Through the course of last year, I served three teams as a Scrum Master at TransFollow. Two of these teams did pure Scrum. One team had additional (ad-hoc) operational responsibilities, and had a Scrum-meets-Kanban way of working. I’ll refer to all three teams as “team” from here on.
In order to improve my Scrum Mastery, I requested the team members to fill out a Scrum Master survey to assess my services. In this post I’ll present a short summary of the results.
The survey is largely based on a Scrum Master assessment from Oikosofy. It consists of 55 questions covering 8 categories and takes respondents about 20 minutes to fill out. I asked everybody I served for more than two sprints to fill out the survey.
Summary of results
|- Dev team members:||9|
|- Product owners:||1|
|- Hiring manager:||1|
How many sprints did we collaborate
|Average number of sprints:||22|
|Minimum number of sprints:||8|
|Maximum number of sprints:||34|
Overview of my performance
I’m very proud and humbled that my former team members are extremely likely to recommend my Scrum Master services to their friends and colleagues (100% NPS). That really means a lot to me.
In addition I got some great quotes AND permission to use them for shameless self promotion :) . Expect those to show up on my site soon.
OK, but what has this survey taught me? First of all that my work was really appreciated, which is very rewarding. I’ll do my best to keep this up in other teams I’ll serve.
I also learned my team appreciated my services in their storming phase(s); more than I thought so myself.
What I definitively could have done better, is supporting the development team with their technical practices. I like to think I’m capable and knowledgeable in this area, but the team as a whole rates my services much lower than I assess myself capable of providing (3.8 vs 4.5). I can relate to this assessment by the team; at times I really struggled with helping the team in this area. I often felt I held back out of fear of making decisions for the team. This in fact shows an unwarranted distrust in the development team.

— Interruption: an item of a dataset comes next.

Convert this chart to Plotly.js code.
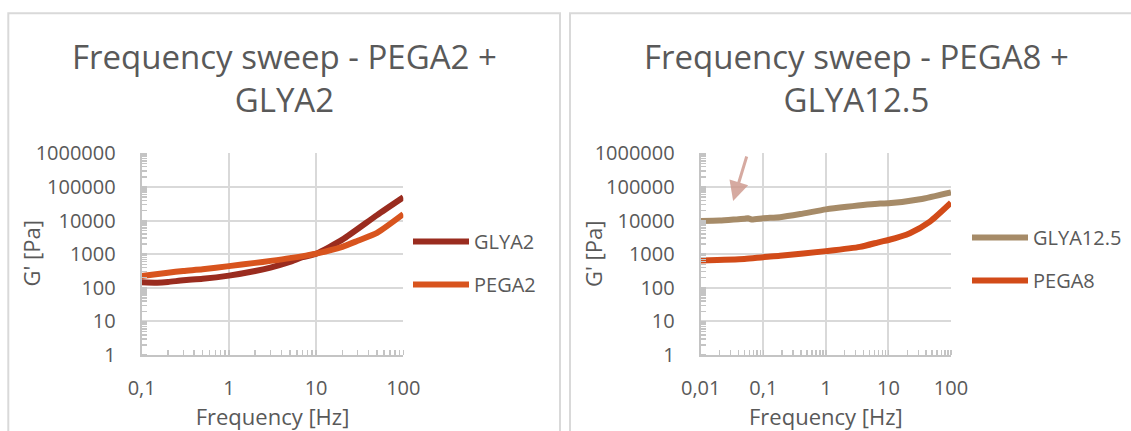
<!DOCTYPE html>
<html>
<head>
<meta charset="utf-8">
<script src="https://cdn.plot.ly/plotly-3.0.1.min.js"></script>
<style>html,body{margin:0;padding:0;background:#fff;}#chart{width:1131px;height:431px;}</style>
</head>
<body>
<div id="chart"></div>
<script>
// ---- Data ----
const freqLeft = [0.1, 0.15, 0.2, 0.3, 0.5, 1, 2, 3, 5, 7, 10, 20, 50, 100];
const glya2    = [146, 142, 148, 167, 185, 230, 315, 400, 590, 810, 1030, 2700, 14500, 49000];
const freqPega2 = [0.1, 0.2, 0.3, 0.5, 1, 2, 3, 5, 10, 20, 30, 50, 100];
const pega2     = [224, 280, 316, 355, 440, 550, 630, 760, 1040, 1650, 2500, 4300, 15500];

const freqGlya125 = [0.01, 0.02, 0.04, 0.05, 0.057, 0.065, 0.1, 0.185, 0.39, 1, 2.16, 7.4, 10, 32, 100];
const glya125     = [9700, 10000, 11000, 11300, 11700, 10700, 11700, 12600, 15600, 21500, 25600, 32000, 32500, 43000, 69000];
const freqPega8 = [0.01, 0.05, 0.1, 0.185, 1, 3.5, 7.4, 10, 22, 46, 100];
const pega8     = [650, 720, 815, 890, 1230, 1650, 2330, 2640, 4200, 9300, 34000];

const names = ['GLYA2', 'PEGA2', 'GLYA12.5', 'PEGA8'];
const titles = ['Frequency sweep - PEGA2 +<br>GLYA2', 'Frequency sweep - PEGA8 +<br>GLYA12.5'];
const xTitle = 'Frequency [Hz]';
const yTitle = "G' [Pa]";
const xTickValsLeft = [0.1, 1, 10, 100];
const xTickTextLeft = ['0,1', '1', '10', '100'];
const xTickValsRight = [0.01, 0.1, 1, 10, 100];
const xTickTextRight = ['0,01', '0,1', '1', '10', '100'];
const yTickVals = [1, 10, 100, 1000, 10000, 100000, 1000000];
const yTickText = ['1', '10', '100', '1000', '10000', '100000', '1000000'];

// ---- Styling ----
const W = 1131, H = 431;
const FONT = 'Open Sans, Noto Sans, sans-serif';
const TXT = '#595959';
const GRID = '#d9d9d9';
const colors = ['#9a2c1f', '#d8541e', '#a68b68', '#d24b19'];
const px = (x) => x / W;
const py = (y) => 1 - y / H;

const traces = [
  {x: freqLeft, y: glya2, name: names[0], xaxis: 'x', yaxis: 'y', legend: 'legend', legendgroup: 'a'},
  {x: freqPega2, y: pega2, name: names[1], xaxis: 'x', yaxis: 'y', legend: 'legend', legendgroup: 'b'},
  {x: freqGlya125, y: glya125, name: names[2], xaxis: 'x2', yaxis: 'y2', legend: 'legend2', legendgroup: 'c'},
  {x: freqPega8, y: pega8, name: names[3], xaxis: 'x2', yaxis: 'y2', legend: 'legend2', legendgroup: 'd'}
].map((t, i) => Object.assign(t, {
  type: 'scatter', mode: 'lines',
  line: {color: colors[i], width: 6, shape: 'spline', smoothing: 0.6}
}));

function xAxis(domain, range, vals, text, anchor) {
  return {
    type: 'log', domain: domain, range: range, anchor: anchor,
    tickvals: vals, ticktext: text, ticks: '', ticklabelstandoff: 14,
    tickfont: {family: FONT, size: 20, color: TXT},
    showgrid: true, gridcolor: GRID, gridwidth: 2,
    showline: true, linecolor: '#c4c4c4', linewidth: 2, zeroline: false,
    minor: {ticks: 'inside', ticklen: 5, tickwidth: 1.5, tickcolor: '#c4c4c4', dtick: 'D1', showgrid: false},
    title: {text: xTitle, font: {family: FONT, size: 22, color: TXT}, standoff: 9},
    automargin: false, fixedrange: true
  };
}
function yAxis(domain, anchor) {
  return {
    type: 'log', domain: domain, range: [0, 6], anchor: anchor,
    tickvals: yTickVals, ticktext: yTickText, ticks: '', ticklabelstandoff: 20,
    tickfont: {family: FONT, size: 20, color: TXT},
    showgrid: true, gridcolor: GRID, gridwidth: 2,
    showline: true, linecolor: '#c4c4c4', linewidth: 2, zeroline: false,
    minor: {ticks: 'inside', ticklen: 5, tickwidth: 1.5, tickcolor: '#c4c4c4', dtick: 'D1', showgrid: false},
    automargin: false, fixedrange: true
  };
}

const yDom = [py(355), py(153.3)];
const legendCommon = {xanchor: 'left', yanchor: 'top', bgcolor: 'rgba(0,0,0,0)',
  font: {family: FONT, size: 20, color: TXT}, tracegroupgap: 14, itemwidth: 56};
const layout = {
  width: W, height: H,
  margin: {l: 0, r: 0, t: 0, b: 0},
  paper_bgcolor: '#ffffff', plot_bgcolor: '#ffffff',
  font: {family: FONT, color: TXT},
  xaxis: xAxis([px(141.7), px(403.3)], [-1, 2], xTickValsLeft, xTickTextLeft, 'y'),
  yaxis: yAxis(yDom, 'x'),
  xaxis2: xAxis([px(700.7), px(951)], [-2, 2], xTickValsRight, xTickTextRight, 'y2'),
  yaxis2: yAxis(yDom, 'x2'),
  legend: Object.assign({x: px(408), y: py(222)}, legendCommon),
  legend2: Object.assign({x: px(967), y: py(218)}, legendCommon),
  shapes: [
    {type: 'rect', xref: 'paper', yref: 'paper', x0: px(8.3), x1: px(560), y0: -0.2, y1: py(13.3),
     line: {color: GRID, width: 2}, fillcolor: 'rgba(0,0,0,0)', layer: 'below'},
    {type: 'rect', xref: 'paper', yref: 'paper', x0: px(570), x1: 1.1, y0: -0.2, y1: py(13.3),
     line: {color: GRID, width: 2}, fillcolor: 'rgba(0,0,0,0)', layer: 'below'}
  ],
  annotations: [
    {text: titles[0], xref: 'paper', yref: 'paper', x: px(284), y: py(78.5), xanchor: 'center', yanchor: 'middle',
     showarrow: false, font: {family: FONT, size: 33, color: TXT}},
    {text: titles[1], xref: 'paper', yref: 'paper', x: px(856), y: py(78.5), xanchor: 'center', yanchor: 'middle',
     showarrow: false, font: {family: FONT, size: 33, color: TXT}},
    {text: yTitle, xref: 'paper', yref: 'paper', x: px(30.5), y: py(254), xanchor: 'center', yanchor: 'middle',
     textangle: -90, showarrow: false, font: {family: FONT, size: 22, color: TXT}},
    {text: yTitle, xref: 'paper', yref: 'paper', x: px(593), y: py(254), xanchor: 'center', yanchor: 'middle',
     textangle: -90, showarrow: false, font: {family: FONT, size: 22, color: TXT}},
    {text: '', xref: 'x2', yref: 'y2', x: Math.log10(0.033), y: Math.log10(38000),
     axref: 'pixel', ayref: 'pixel', ax: 14, ay: -46, showarrow: true,
     arrowhead: 2, arrowsize: 1.3, arrowwidth: 3, arrowcolor: 'rgba(205,150,138,0.8)'}
  ],
  showlegend: true
};

Plotly.newPlot('chart', traces, layout, {staticPlot: true, displayModeBar: false});
</script>
</body>
</html>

A good Scrum Master is wary of influencing the team. A great Scrum Master can act normally and knows that the team will still make their own decisions.
– Geoff Watts, Scrum Mastery: From Good to Great Servant Leadership
Another valuable piece of feedback I received was with respect to how I handled team failures. The team sometimes felt I took these situations too personally (like a “sad Scrum Mom”) instead of neutrally helping the team inspect and adapt.
I promise to write the prime directive fifty times before going home from work today:
Regardless of what we discover, we understand and truly believe that everyone did the best job they could, given what they knew at the time, their skills and abilities, the resources available, and the situation at hand.
– Norman L. Kerth, Project Retrospectives: A Handbook for Team Reviews
In 2016, I hope I can take some steps towards becoming a great Scrum Master. This survey definitively gave me some directions for this journey.
I’ll specifically focus on improving my coaching and facilitation skills.